Effective water management reduces the rate of peat subsidence, reduces peat degradation which translates to low carbon emissions, and improves the productivity and longevity of the fibre plantations while ensuring continued viability and protection of substantial natural forest conservation areas.

APRIL Indonesia is actively monitoring carbon dioxide (CO2) emissions from its peatland concessions as part of a broader effort to understand the company’s carbon footprint. Emerging expertise and key results in this new field of research are shared with other leading research institutions. In 2010, APRIL Indonesia hosted visiting scientists from University of Tokyo and Hokkaido University for technical exchange on the monitoring of greenhouse gas (GHG) emissions from peat soils. Since 2008, Hokkaido University has been monitoring GHG emissions in the company’s acacia fibre plantation as well as other land use types. They report that water table depth is a main factor controlling GHG emissions, and that acacia fibre plantation emits less GHG than cropland.

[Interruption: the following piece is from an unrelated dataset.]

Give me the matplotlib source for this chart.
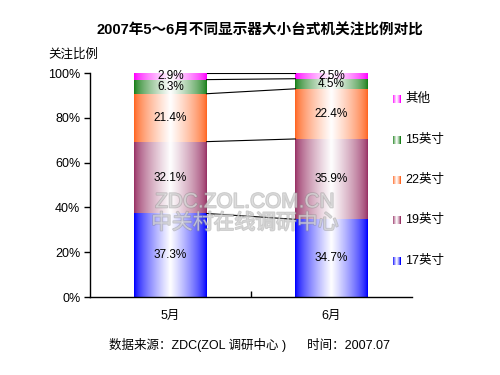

APRIL’s commitment to responsible peatland management and to supporting Indonesia’s international commitments to reduce carbon emissions includes APRIL being the first participant in an Indonesia Ministry of Forestry initiative for a Monitoring, Reporting and Verification (MRV) programme in the Kampar Peninsula.

The programme is undertaken by an independent panel consisting of a wide cross-section of government, academics and third party experts and focuses on monitoring, reporting and verification of 19 important indicators including carbon and methane emissions, rates of carbon sequestration and measurement of water table depths on APRIL’s concessions.

The objective of the panel is to make recommendations to the Government on best practices for managing plantation operations on tropical peatlands, eventually to be proposed for adoption by all other concession holders operating on the Kampar Peninsular.